**DIRECTION:** Write the data out again exactly, with no pictures.

* start DATA LINES *

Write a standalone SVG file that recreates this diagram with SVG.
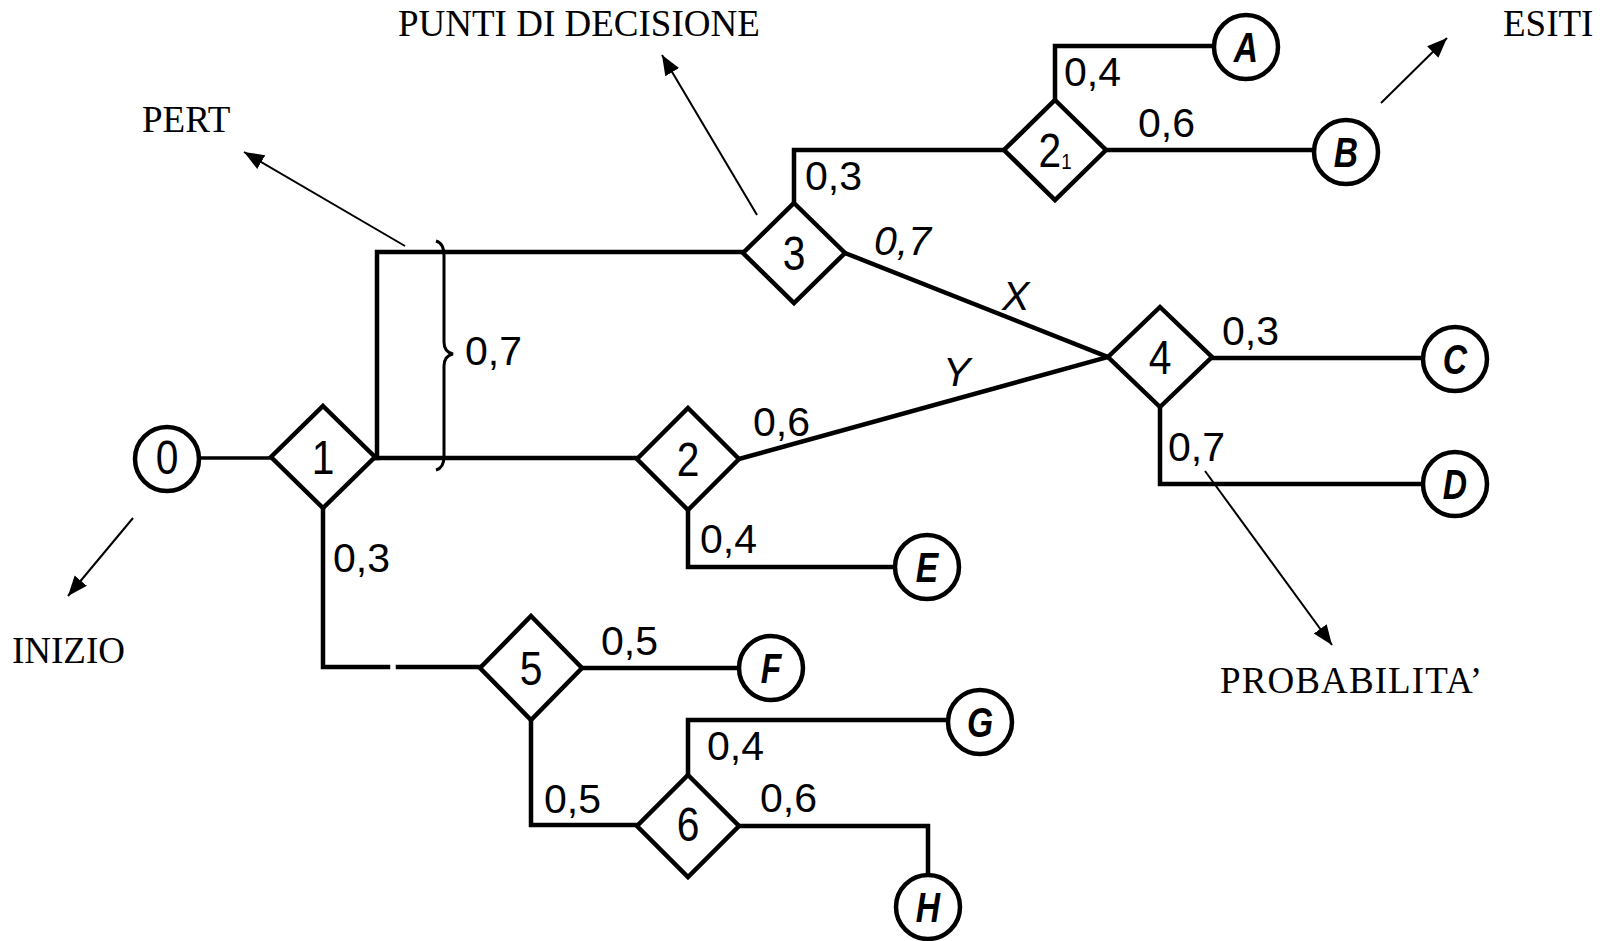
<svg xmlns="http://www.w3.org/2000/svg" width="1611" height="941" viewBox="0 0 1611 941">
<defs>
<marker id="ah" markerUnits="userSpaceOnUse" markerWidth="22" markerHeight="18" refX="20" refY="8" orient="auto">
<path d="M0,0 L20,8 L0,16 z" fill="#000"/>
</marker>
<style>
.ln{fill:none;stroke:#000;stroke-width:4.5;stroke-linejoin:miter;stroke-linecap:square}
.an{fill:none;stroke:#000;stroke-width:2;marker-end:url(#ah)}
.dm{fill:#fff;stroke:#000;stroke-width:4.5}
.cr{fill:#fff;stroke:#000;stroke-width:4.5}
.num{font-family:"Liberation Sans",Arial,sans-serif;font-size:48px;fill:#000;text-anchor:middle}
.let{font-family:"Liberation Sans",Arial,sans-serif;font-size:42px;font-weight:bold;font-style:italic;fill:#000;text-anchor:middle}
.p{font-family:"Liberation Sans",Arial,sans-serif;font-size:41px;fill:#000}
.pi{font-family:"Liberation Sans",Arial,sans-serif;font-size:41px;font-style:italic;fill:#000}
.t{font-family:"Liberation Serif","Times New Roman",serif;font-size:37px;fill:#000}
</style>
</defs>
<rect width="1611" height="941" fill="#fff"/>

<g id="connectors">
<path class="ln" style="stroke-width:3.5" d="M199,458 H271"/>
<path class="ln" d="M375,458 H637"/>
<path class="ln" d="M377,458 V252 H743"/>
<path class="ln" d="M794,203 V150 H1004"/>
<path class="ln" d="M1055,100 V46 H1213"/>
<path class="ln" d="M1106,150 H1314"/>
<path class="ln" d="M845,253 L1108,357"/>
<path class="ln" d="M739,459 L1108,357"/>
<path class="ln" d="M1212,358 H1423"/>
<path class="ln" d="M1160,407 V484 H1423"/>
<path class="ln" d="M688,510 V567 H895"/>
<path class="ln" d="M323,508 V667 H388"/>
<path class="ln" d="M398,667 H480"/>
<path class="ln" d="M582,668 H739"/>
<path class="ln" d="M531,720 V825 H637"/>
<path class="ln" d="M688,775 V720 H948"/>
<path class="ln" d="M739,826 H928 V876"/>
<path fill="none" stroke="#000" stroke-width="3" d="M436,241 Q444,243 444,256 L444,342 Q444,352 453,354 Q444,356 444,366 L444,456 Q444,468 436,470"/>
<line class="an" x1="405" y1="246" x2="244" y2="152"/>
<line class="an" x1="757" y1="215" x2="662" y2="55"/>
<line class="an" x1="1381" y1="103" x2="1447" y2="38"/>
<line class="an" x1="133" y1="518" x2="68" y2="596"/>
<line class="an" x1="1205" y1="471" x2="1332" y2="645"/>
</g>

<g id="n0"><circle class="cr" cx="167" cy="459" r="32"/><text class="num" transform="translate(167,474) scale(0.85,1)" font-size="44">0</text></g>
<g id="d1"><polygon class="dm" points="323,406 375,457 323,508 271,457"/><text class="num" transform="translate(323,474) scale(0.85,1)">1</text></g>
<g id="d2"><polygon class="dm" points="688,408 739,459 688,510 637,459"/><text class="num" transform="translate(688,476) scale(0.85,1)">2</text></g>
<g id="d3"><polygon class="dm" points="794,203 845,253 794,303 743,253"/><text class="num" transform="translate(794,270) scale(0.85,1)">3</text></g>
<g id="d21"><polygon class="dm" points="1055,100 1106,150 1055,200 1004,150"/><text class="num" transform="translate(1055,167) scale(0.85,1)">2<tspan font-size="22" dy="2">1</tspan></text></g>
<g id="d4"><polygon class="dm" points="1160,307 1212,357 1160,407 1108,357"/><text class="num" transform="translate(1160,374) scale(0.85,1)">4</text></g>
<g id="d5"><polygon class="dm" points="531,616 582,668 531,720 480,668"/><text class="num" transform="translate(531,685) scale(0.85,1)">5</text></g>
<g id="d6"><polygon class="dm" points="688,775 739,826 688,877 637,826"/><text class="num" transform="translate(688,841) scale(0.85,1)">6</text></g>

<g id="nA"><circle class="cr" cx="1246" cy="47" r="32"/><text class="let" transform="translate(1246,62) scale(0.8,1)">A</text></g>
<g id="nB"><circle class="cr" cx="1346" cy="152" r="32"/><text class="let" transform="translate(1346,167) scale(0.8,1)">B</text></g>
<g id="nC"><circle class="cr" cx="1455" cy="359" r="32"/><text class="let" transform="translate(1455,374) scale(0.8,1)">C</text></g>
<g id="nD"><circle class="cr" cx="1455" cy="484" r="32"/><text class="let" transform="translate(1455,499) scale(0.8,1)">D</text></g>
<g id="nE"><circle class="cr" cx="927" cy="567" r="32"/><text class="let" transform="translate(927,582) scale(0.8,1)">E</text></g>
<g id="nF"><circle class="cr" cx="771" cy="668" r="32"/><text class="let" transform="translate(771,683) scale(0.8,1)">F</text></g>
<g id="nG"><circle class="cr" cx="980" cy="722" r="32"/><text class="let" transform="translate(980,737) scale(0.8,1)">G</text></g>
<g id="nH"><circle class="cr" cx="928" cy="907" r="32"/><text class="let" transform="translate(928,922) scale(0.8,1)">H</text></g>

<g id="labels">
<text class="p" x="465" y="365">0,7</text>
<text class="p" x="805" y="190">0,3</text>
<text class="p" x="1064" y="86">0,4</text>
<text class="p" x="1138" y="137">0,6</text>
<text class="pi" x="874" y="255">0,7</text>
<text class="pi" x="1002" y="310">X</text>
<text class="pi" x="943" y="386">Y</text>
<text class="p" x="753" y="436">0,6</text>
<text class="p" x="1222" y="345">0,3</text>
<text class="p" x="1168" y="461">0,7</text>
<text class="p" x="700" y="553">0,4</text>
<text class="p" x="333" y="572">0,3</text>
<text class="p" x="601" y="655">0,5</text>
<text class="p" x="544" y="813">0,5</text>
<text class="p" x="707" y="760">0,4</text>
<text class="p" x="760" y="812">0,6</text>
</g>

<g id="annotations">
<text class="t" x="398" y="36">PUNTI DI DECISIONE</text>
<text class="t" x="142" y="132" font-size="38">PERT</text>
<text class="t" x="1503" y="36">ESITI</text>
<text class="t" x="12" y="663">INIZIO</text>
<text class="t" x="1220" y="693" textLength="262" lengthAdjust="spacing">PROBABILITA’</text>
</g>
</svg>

* end DATA LINES *

**THE COMPLETED TASK:**
Write a standalone SVG file that recreates this diagram with SVG.
<svg xmlns="http://www.w3.org/2000/svg" width="1611" height="941" viewBox="0 0 1611 941">
<defs>
<marker id="ah" markerUnits="userSpaceOnUse" markerWidth="22" markerHeight="18" refX="20" refY="8" orient="auto">
<path d="M0,0 L20,8 L0,16 z" fill="#000"/>
</marker>
<style>
.ln{fill:none;stroke:#000;stroke-width:4.5;stroke-linejoin:miter;stroke-linecap:square}
.an{fill:none;stroke:#000;stroke-width:2;marker-end:url(#ah)}
.dm{fill:#fff;stroke:#000;stroke-width:4.5}
.cr{fill:#fff;stroke:#000;stroke-width:4.5}
.num{font-family:"Liberation Sans",Arial,sans-serif;font-size:48px;fill:#000;text-anchor:middle}
.let{font-family:"Liberation Sans",Arial,sans-serif;font-size:42px;font-weight:bold;font-style:italic;fill:#000;text-anchor:middle}
.p{font-family:"Liberation Sans",Arial,sans-serif;font-size:41px;fill:#000}
.pi{font-family:"Liberation Sans",Arial,sans-serif;font-size:41px;font-style:italic;fill:#000}
.t{font-family:"Liberation Serif","Times New Roman",serif;font-size:37px;fill:#000}
</style>
</defs>
<rect width="1611" height="941" fill="#fff"/>

<g id="connectors">
<path class="ln" style="stroke-width:3.5" d="M199,458 H271"/>
<path class="ln" d="M375,458 H637"/>
<path class="ln" d="M377,458 V252 H743"/>
<path class="ln" d="M794,203 V150 H1004"/>
<path class="ln" d="M1055,100 V46 H1213"/>
<path class="ln" d="M1106,150 H1314"/>
<path class="ln" d="M845,253 L1108,357"/>
<path class="ln" d="M739,459 L1108,357"/>
<path class="ln" d="M1212,358 H1423"/>
<path class="ln" d="M1160,407 V484 H1423"/>
<path class="ln" d="M688,510 V567 H895"/>
<path class="ln" d="M323,508 V667 H388"/>
<path class="ln" d="M398,667 H480"/>
<path class="ln" d="M582,668 H739"/>
<path class="ln" d="M531,720 V825 H637"/>
<path class="ln" d="M688,775 V720 H948"/>
<path class="ln" d="M739,826 H928 V876"/>
<path fill="none" stroke="#000" stroke-width="3" d="M436,241 Q444,243 444,256 L444,342 Q444,352 453,354 Q444,356 444,366 L444,456 Q444,468 436,470"/>
<line class="an" x1="405" y1="246" x2="244" y2="152"/>
<line class="an" x1="757" y1="215" x2="662" y2="55"/>
<line class="an" x1="1381" y1="103" x2="1447" y2="38"/>
<line class="an" x1="133" y1="518" x2="68" y2="596"/>
<line class="an" x1="1205" y1="471" x2="1332" y2="645"/>
</g>

<g id="n0"><circle class="cr" cx="167" cy="459" r="32"/><text class="num" transform="translate(167,474) scale(0.85,1)" font-size="44">0</text></g>
<g id="d1"><polygon class="dm" points="323,406 375,457 323,508 271,457"/><text class="num" transform="translate(323,474) scale(0.85,1)">1</text></g>
<g id="d2"><polygon class="dm" points="688,408 739,459 688,510 637,459"/><text class="num" transform="translate(688,476) scale(0.85,1)">2</text></g>
<g id="d3"><polygon class="dm" points="794,203 845,253 794,303 743,253"/><text class="num" transform="translate(794,270) scale(0.85,1)">3</text></g>
<g id="d21"><polygon class="dm" points="1055,100 1106,150 1055,200 1004,150"/><text class="num" transform="translate(1055,167) scale(0.85,1)">2<tspan font-size="22" dy="2">1</tspan></text></g>
<g id="d4"><polygon class="dm" points="1160,307 1212,357 1160,407 1108,357"/><text class="num" transform="translate(1160,374) scale(0.85,1)">4</text></g>
<g id="d5"><polygon class="dm" points="531,616 582,668 531,720 480,668"/><text class="num" transform="translate(531,685) scale(0.85,1)">5</text></g>
<g id="d6"><polygon class="dm" points="688,775 739,826 688,877 637,826"/><text class="num" transform="translate(688,841) scale(0.85,1)">6</text></g>

<g id="nA"><circle class="cr" cx="1246" cy="47" r="32"/><text class="let" transform="translate(1246,62) scale(0.8,1)">A</text></g>
<g id="nB"><circle class="cr" cx="1346" cy="152" r="32"/><text class="let" transform="translate(1346,167) scale(0.8,1)">B</text></g>
<g id="nC"><circle class="cr" cx="1455" cy="359" r="32"/><text class="let" transform="translate(1455,374) scale(0.8,1)">C</text></g>
<g id="nD"><circle class="cr" cx="1455" cy="484" r="32"/><text class="let" transform="translate(1455,499) scale(0.8,1)">D</text></g>
<g id="nE"><circle class="cr" cx="927" cy="567" r="32"/><text class="let" transform="translate(927,582) scale(0.8,1)">E</text></g>
<g id="nF"><circle class="cr" cx="771" cy="668" r="32"/><text class="let" transform="translate(771,683) scale(0.8,1)">F</text></g>
<g id="nG"><circle class="cr" cx="980" cy="722" r="32"/><text class="let" transform="translate(980,737) scale(0.8,1)">G</text></g>
<g id="nH"><circle class="cr" cx="928" cy="907" r="32"/><text class="let" transform="translate(928,922) scale(0.8,1)">H</text></g>

<g id="labels">
<text class="p" x="465" y="365">0,7</text>
<text class="p" x="805" y="190">0,3</text>
<text class="p" x="1064" y="86">0,4</text>
<text class="p" x="1138" y="137">0,6</text>
<text class="pi" x="874" y="255">0,7</text>
<text class="pi" x="1002" y="310">X</text>
<text class="pi" x="943" y="386">Y</text>
<text class="p" x="753" y="436">0,6</text>
<text class="p" x="1222" y="345">0,3</text>
<text class="p" x="1168" y="461">0,7</text>
<text class="p" x="700" y="553">0,4</text>
<text class="p" x="333" y="572">0,3</text>
<text class="p" x="601" y="655">0,5</text>
<text class="p" x="544" y="813">0,5</text>
<text class="p" x="707" y="760">0,4</text>
<text class="p" x="760" y="812">0,6</text>
</g>

<g id="annotations">
<text class="t" x="398" y="36">PUNTI DI DECISIONE</text>
<text class="t" x="142" y="132" font-size="38">PERT</text>
<text class="t" x="1503" y="36">ESITI</text>
<text class="t" x="12" y="663">INIZIO</text>
<text class="t" x="1220" y="693" textLength="262" lengthAdjust="spacing">PROBABILITA’</text>
</g>
</svg>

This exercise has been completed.